== Information supplied

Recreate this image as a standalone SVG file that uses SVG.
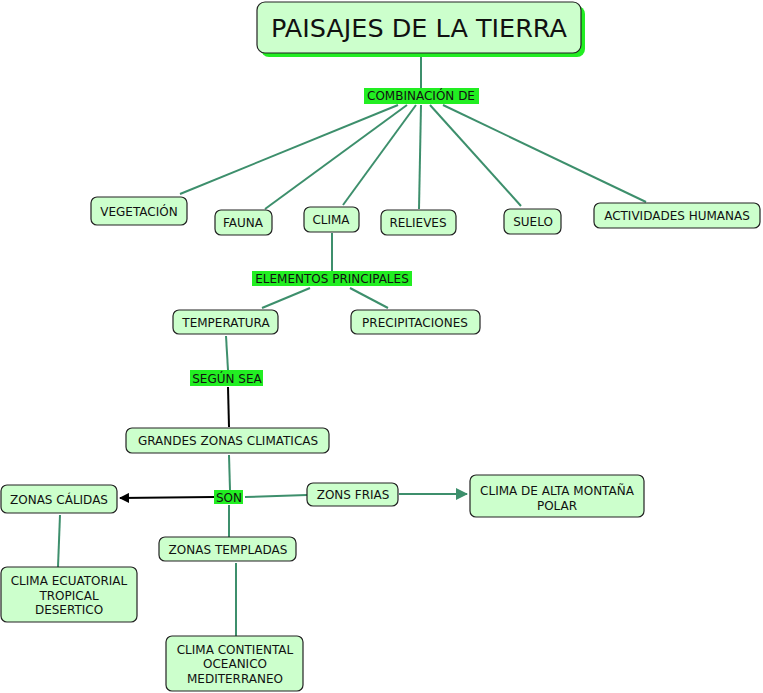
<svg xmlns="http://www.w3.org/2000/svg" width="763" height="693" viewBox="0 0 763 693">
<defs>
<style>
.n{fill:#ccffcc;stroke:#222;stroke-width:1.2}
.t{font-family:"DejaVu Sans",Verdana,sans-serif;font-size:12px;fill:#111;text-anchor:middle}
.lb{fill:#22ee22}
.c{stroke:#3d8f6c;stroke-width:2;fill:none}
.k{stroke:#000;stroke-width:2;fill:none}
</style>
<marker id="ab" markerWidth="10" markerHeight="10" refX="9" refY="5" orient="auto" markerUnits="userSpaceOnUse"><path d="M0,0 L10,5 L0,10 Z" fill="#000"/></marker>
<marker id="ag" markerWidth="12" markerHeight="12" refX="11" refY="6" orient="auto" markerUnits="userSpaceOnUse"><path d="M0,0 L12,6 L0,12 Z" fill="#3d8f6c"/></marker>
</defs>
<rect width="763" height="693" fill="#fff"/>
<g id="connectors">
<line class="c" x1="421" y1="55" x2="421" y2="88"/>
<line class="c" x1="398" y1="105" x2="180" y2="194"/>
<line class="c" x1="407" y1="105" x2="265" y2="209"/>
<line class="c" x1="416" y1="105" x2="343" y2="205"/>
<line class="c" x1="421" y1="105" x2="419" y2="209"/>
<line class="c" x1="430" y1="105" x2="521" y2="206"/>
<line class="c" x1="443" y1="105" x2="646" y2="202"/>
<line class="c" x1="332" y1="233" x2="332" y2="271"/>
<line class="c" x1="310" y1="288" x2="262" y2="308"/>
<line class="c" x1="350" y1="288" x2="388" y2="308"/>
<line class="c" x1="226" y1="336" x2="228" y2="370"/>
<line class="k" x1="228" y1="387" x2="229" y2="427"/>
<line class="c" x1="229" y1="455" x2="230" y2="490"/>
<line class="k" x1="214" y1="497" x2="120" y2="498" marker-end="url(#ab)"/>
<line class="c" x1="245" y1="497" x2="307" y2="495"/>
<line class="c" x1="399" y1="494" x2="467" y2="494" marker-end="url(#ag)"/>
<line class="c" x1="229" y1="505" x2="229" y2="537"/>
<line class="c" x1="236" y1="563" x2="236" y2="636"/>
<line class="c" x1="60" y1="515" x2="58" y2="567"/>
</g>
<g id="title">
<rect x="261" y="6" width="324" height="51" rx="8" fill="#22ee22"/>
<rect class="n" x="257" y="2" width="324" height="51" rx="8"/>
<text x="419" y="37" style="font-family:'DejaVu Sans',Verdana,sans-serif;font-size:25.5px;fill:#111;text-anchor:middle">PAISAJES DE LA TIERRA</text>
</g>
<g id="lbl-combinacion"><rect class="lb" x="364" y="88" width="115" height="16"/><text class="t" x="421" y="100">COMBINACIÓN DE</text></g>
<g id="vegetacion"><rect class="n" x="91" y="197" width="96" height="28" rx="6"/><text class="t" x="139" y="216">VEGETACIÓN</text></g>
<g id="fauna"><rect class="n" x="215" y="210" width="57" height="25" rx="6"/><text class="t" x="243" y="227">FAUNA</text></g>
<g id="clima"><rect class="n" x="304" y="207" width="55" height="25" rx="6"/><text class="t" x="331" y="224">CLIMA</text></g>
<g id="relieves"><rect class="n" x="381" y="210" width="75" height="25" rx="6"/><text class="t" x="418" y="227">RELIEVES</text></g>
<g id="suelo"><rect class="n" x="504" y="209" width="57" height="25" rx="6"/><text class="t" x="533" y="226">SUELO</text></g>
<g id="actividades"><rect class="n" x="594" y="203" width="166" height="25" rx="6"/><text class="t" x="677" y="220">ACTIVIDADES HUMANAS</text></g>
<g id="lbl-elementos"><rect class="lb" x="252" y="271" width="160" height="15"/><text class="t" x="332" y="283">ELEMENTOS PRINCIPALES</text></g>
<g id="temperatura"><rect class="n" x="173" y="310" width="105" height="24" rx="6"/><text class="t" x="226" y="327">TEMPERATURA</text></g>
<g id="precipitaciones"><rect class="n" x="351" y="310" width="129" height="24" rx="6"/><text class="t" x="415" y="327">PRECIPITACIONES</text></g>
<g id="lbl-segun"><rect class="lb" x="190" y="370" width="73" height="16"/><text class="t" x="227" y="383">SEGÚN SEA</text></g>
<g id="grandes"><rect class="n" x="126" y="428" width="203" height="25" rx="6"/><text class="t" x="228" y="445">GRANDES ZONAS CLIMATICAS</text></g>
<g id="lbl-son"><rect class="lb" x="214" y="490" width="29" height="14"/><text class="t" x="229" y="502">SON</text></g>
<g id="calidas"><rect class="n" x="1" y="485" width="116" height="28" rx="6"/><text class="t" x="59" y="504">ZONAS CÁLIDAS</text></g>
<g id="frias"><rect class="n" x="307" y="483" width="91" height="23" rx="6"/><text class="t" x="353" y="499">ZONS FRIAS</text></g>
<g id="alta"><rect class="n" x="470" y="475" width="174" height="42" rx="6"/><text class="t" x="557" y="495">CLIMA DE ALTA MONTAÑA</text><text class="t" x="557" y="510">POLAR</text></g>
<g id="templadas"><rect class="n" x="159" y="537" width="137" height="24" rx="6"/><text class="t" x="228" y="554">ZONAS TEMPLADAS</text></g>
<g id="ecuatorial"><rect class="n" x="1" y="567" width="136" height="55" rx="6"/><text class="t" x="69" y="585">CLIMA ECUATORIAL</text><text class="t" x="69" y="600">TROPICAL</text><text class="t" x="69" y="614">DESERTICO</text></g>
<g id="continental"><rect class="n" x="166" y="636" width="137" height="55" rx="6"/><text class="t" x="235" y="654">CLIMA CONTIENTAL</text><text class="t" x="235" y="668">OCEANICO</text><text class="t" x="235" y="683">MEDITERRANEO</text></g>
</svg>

====

◆ What you need to do ◆
Each line of the material must be retyped exactly, except that images are omitted.

◆ Expected answer ◆
Recreate this image as a standalone SVG file that uses SVG.
<svg xmlns="http://www.w3.org/2000/svg" width="763" height="693" viewBox="0 0 763 693">
<defs>
<style>
.n{fill:#ccffcc;stroke:#222;stroke-width:1.2}
.t{font-family:"DejaVu Sans",Verdana,sans-serif;font-size:12px;fill:#111;text-anchor:middle}
.lb{fill:#22ee22}
.c{stroke:#3d8f6c;stroke-width:2;fill:none}
.k{stroke:#000;stroke-width:2;fill:none}
</style>
<marker id="ab" markerWidth="10" markerHeight="10" refX="9" refY="5" orient="auto" markerUnits="userSpaceOnUse"><path d="M0,0 L10,5 L0,10 Z" fill="#000"/></marker>
<marker id="ag" markerWidth="12" markerHeight="12" refX="11" refY="6" orient="auto" markerUnits="userSpaceOnUse"><path d="M0,0 L12,6 L0,12 Z" fill="#3d8f6c"/></marker>
</defs>
<rect width="763" height="693" fill="#fff"/>
<g id="connectors">
<line class="c" x1="421" y1="55" x2="421" y2="88"/>
<line class="c" x1="398" y1="105" x2="180" y2="194"/>
<line class="c" x1="407" y1="105" x2="265" y2="209"/>
<line class="c" x1="416" y1="105" x2="343" y2="205"/>
<line class="c" x1="421" y1="105" x2="419" y2="209"/>
<line class="c" x1="430" y1="105" x2="521" y2="206"/>
<line class="c" x1="443" y1="105" x2="646" y2="202"/>
<line class="c" x1="332" y1="233" x2="332" y2="271"/>
<line class="c" x1="310" y1="288" x2="262" y2="308"/>
<line class="c" x1="350" y1="288" x2="388" y2="308"/>
<line class="c" x1="226" y1="336" x2="228" y2="370"/>
<line class="k" x1="228" y1="387" x2="229" y2="427"/>
<line class="c" x1="229" y1="455" x2="230" y2="490"/>
<line class="k" x1="214" y1="497" x2="120" y2="498" marker-end="url(#ab)"/>
<line class="c" x1="245" y1="497" x2="307" y2="495"/>
<line class="c" x1="399" y1="494" x2="467" y2="494" marker-end="url(#ag)"/>
<line class="c" x1="229" y1="505" x2="229" y2="537"/>
<line class="c" x1="236" y1="563" x2="236" y2="636"/>
<line class="c" x1="60" y1="515" x2="58" y2="567"/>
</g>
<g id="title">
<rect x="261" y="6" width="324" height="51" rx="8" fill="#22ee22"/>
<rect class="n" x="257" y="2" width="324" height="51" rx="8"/>
<text x="419" y="37" style="font-family:'DejaVu Sans',Verdana,sans-serif;font-size:25.5px;fill:#111;text-anchor:middle">PAISAJES DE LA TIERRA</text>
</g>
<g id="lbl-combinacion"><rect class="lb" x="364" y="88" width="115" height="16"/><text class="t" x="421" y="100">COMBINACIÓN DE</text></g>
<g id="vegetacion"><rect class="n" x="91" y="197" width="96" height="28" rx="6"/><text class="t" x="139" y="216">VEGETACIÓN</text></g>
<g id="fauna"><rect class="n" x="215" y="210" width="57" height="25" rx="6"/><text class="t" x="243" y="227">FAUNA</text></g>
<g id="clima"><rect class="n" x="304" y="207" width="55" height="25" rx="6"/><text class="t" x="331" y="224">CLIMA</text></g>
<g id="relieves"><rect class="n" x="381" y="210" width="75" height="25" rx="6"/><text class="t" x="418" y="227">RELIEVES</text></g>
<g id="suelo"><rect class="n" x="504" y="209" width="57" height="25" rx="6"/><text class="t" x="533" y="226">SUELO</text></g>
<g id="actividades"><rect class="n" x="594" y="203" width="166" height="25" rx="6"/><text class="t" x="677" y="220">ACTIVIDADES HUMANAS</text></g>
<g id="lbl-elementos"><rect class="lb" x="252" y="271" width="160" height="15"/><text class="t" x="332" y="283">ELEMENTOS PRINCIPALES</text></g>
<g id="temperatura"><rect class="n" x="173" y="310" width="105" height="24" rx="6"/><text class="t" x="226" y="327">TEMPERATURA</text></g>
<g id="precipitaciones"><rect class="n" x="351" y="310" width="129" height="24" rx="6"/><text class="t" x="415" y="327">PRECIPITACIONES</text></g>
<g id="lbl-segun"><rect class="lb" x="190" y="370" width="73" height="16"/><text class="t" x="227" y="383">SEGÚN SEA</text></g>
<g id="grandes"><rect class="n" x="126" y="428" width="203" height="25" rx="6"/><text class="t" x="228" y="445">GRANDES ZONAS CLIMATICAS</text></g>
<g id="lbl-son"><rect class="lb" x="214" y="490" width="29" height="14"/><text class="t" x="229" y="502">SON</text></g>
<g id="calidas"><rect class="n" x="1" y="485" width="116" height="28" rx="6"/><text class="t" x="59" y="504">ZONAS CÁLIDAS</text></g>
<g id="frias"><rect class="n" x="307" y="483" width="91" height="23" rx="6"/><text class="t" x="353" y="499">ZONS FRIAS</text></g>
<g id="alta"><rect class="n" x="470" y="475" width="174" height="42" rx="6"/><text class="t" x="557" y="495">CLIMA DE ALTA MONTAÑA</text><text class="t" x="557" y="510">POLAR</text></g>
<g id="templadas"><rect class="n" x="159" y="537" width="137" height="24" rx="6"/><text class="t" x="228" y="554">ZONAS TEMPLADAS</text></g>
<g id="ecuatorial"><rect class="n" x="1" y="567" width="136" height="55" rx="6"/><text class="t" x="69" y="585">CLIMA ECUATORIAL</text><text class="t" x="69" y="600">TROPICAL</text><text class="t" x="69" y="614">DESERTICO</text></g>
<g id="continental"><rect class="n" x="166" y="636" width="137" height="55" rx="6"/><text class="t" x="235" y="654">CLIMA CONTIENTAL</text><text class="t" x="235" y="668">OCEANICO</text><text class="t" x="235" y="683">MEDITERRANEO</text></g>
</svg>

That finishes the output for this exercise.